I was surprised to read that he feels anger “is the deepest form of compassion,” and that it is “the purest form of care.” I can appreciate that it illuminates what we care for, what we want to protect and what we are willing to “hazard ourselves for” and that it touches “the limits our understanding” - that it is a violent response to our helplessness. But does it really represent the “unwillingness to live the full measure of our fears or of our not knowing in the face or our love”?
I have never associated anger with fear before; but Whyte is right: anger is another face of fear. It is a response to feelings of powerlessness.
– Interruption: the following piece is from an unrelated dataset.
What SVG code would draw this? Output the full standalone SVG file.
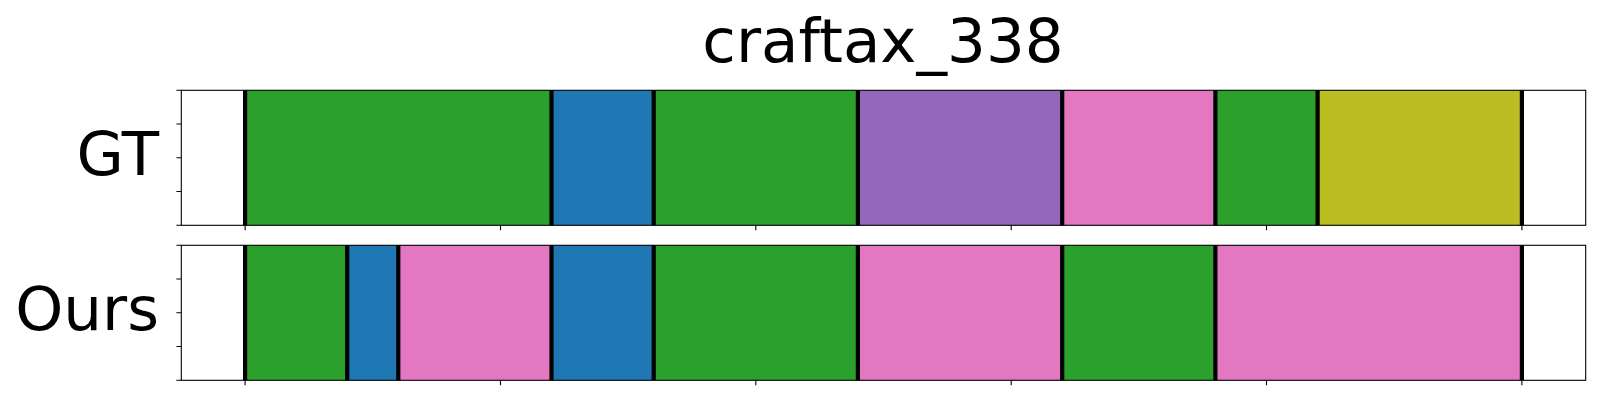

We do turn to anger (violent speech and action) when we lack any other way to express our feelings, or means to carry a burden.
Of course, anger is also a response to vulnerability; but is what we experience when manifesting anger, merely "what remains of its essence"? Is it to be reduced to our inability to “hold what we love helplessly in our bodies or our mind with clarity and breadth of our whole being”? Of course, random acts of violence are responses to powerlessness, but where is love; what is it that we are loving? What about ‘road rage’ or the drunken violence that spills out onto our cities’ pavements on Saturday nights?
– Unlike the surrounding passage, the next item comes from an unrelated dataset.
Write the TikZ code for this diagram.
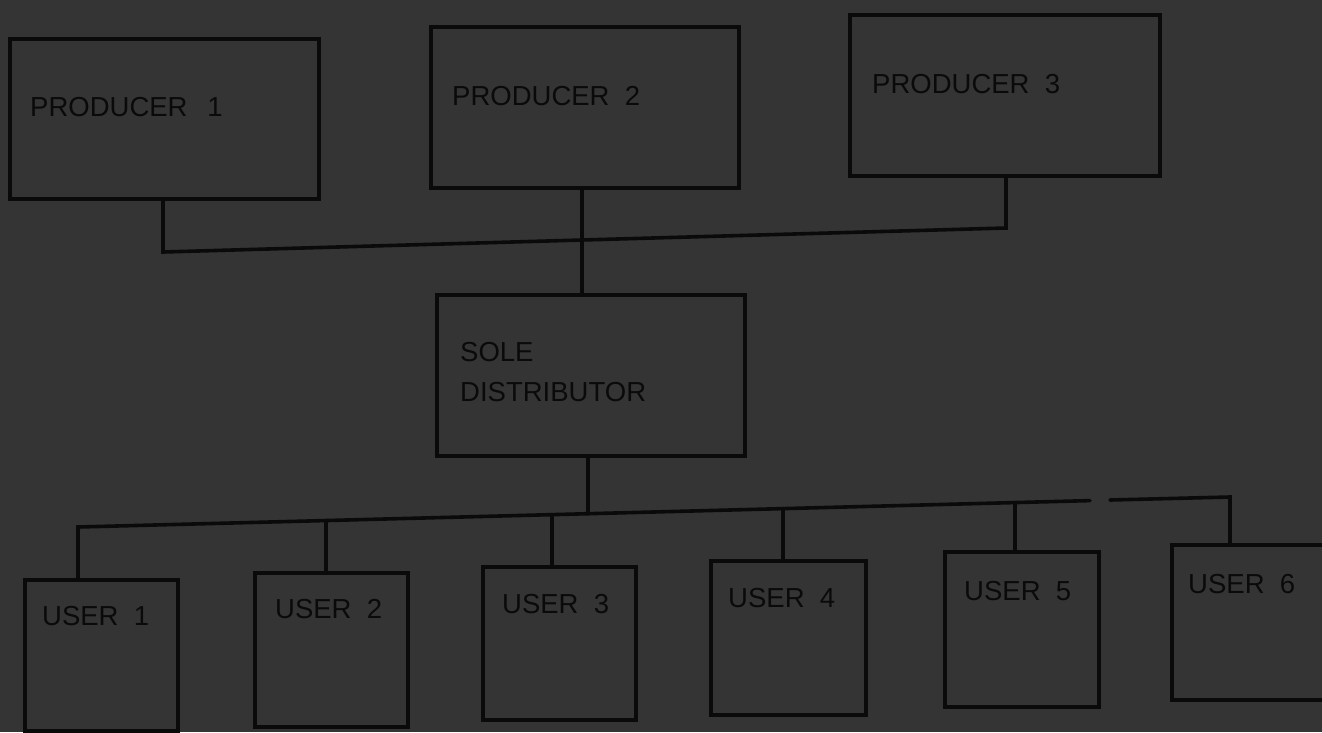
\documentclass[tikz,border=0pt]{standalone}
\usepackage{fontspec}
\setmainfont{Liberation Sans}
\definecolor{bg}{HTML}{343434}
\definecolor{ink}{HTML}{0A0A0A}
\begin{document}
\begin{tikzpicture}[x=1pt,y=-1pt,
  box/.style={draw=ink, line width=3.6pt, inner sep=0pt, anchor=north west},
  lbl/.style={anchor=west, inner sep=0pt, text=ink, font=\fontsize{27.5}{32}\selectfont},
  wire/.style={draw=ink, line width=3.6pt, line cap=round}]
\fill[bg] (0,0) rectangle (1322,732);
\useasboundingbox (0,0) rectangle (1322,732);
% producers
\node[box, minimum width=309pt, minimum height=160pt] (p1) at (8,37) {};
\node[box, minimum width=308pt, minimum height=161pt] (p2) at (429,25) {};
\node[box, minimum width=310pt, minimum height=161pt] (p3) at (848,13) {};
\node[lbl] (t1) at (30,107) {PRODUCER\ \ \,1};
\node[lbl] (t2) at (452,96) {PRODUCER\ \ 2};
\node[lbl] (t3) at (872,84) {PRODUCER\ \ 3};
% distributor
\node[box, minimum width=308pt, minimum height=161pt] (d) at (435,293) {};
\node[lbl, align=left, font=\fontsize{27.5}{40}\selectfont] (td) at (460,372) {SOLE\\DISTRIBUTOR};
% users
\node[box, minimum width=153pt, minimum height=151pt] (u1) at (23,578) {};
\node[box, minimum width=153pt, minimum height=154pt] (u2) at (253,571) {};
\node[box, minimum width=153pt, minimum height=153pt] (u3) at (481,565) {};
\node[box, minimum width=155pt, minimum height=154pt] (u4) at (709,559) {};
\node[box, minimum width=154pt, minimum height=155pt] (u5) at (943,550) {};
\node[box, minimum width=160pt, minimum height=155pt] (u6) at (1170,543) {};
\node[lbl] (tu1) at (42,616) {USER\ \ 1};
\node[lbl] (tu2) at (275,609) {USER\ \ 2};
\node[lbl] (tu3) at (502,604) {USER\ \ 3};
\node[lbl] (tu4) at (728,598) {USER\ \ 4};
\node[lbl] (tu5) at (964,591) {USER\ \ 5};
\node[lbl] (tu6) at (1188,584) {USER\ \ 6};
% producer bus
\coordinate (b1) at (163,252);
\coordinate (b2) at (582,240);
\coordinate (b3) at (1006,228);
\draw[wire] (p1.south -| b1) -- (b1) -- (b2) -- (b3) -- (p3.south -| b3);
\draw[wire] (p2.south -| b2) -- (d.north -| b2);
% user bus
\coordinate (c0) at (588,513.7);
\coordinate (c1) at (78,527);
\coordinate (c2) at (326,520.5);
\coordinate (c3) at (552,514.6);
\coordinate (c4) at (783,508.6);
\coordinate (c5) at (1015,502.6);
\coordinate (g1) at (1090,500.6);
\coordinate (g2) at (1110,500);
\coordinate (c6) at (1230,497);
\draw[wire] (d.south -| c0) -- (c0);
\draw[wire] (u1.north -| c1) -- (c1) -- (g1);
\draw[wire] (g2) -- (c6) -- (u6.north -| c6);
\draw[wire] (u2.north -| c2) -- (c2);
\draw[wire] (u3.north -| c3) -- (c3);
\draw[wire] (u4.north -| c4) -- (c4);
\draw[wire] (u5.north -| c5) -- (c5);
\end{tikzpicture}
\end{document}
I’m answering my own questions. I can see that understanding the many faces of fear is key. I can appreciate that what we call anger on the surface only serves to define its true underlying quality, "by being a complete but absolute mirror-opposite of its true internal essence." No bad thing if, by understanding it, anger is disempowered, but I am still left wondering how anger relates to compassion for self. We are not always good at looking after ourselves - we don’t necessarily know what’s best. Is Whyte talking about protecting ourselves? But just what is anger's true internal essence?
Whyte maintains that “anger truly felt at its centre is the essential living flame of being fully alive, and fully here; it is a quality to be followed to its source, to be prized, to be tended, and an invitation to finding a way to bring that source fully into the world.” Isn't this another way of saying that anger isn’t a good thing? Because I'm left with the distinct impression that anger is an inappropriate response. Is this all that Whyte is saying; that anger is a quality?
I am not saying Whyte’s wrong, but it’s going to take me a little time to get my head around his take on anger (!) It could be, of course, that I don't altogether understand what he's saying...
If you do, then please enlighten me. It can't be that difficult.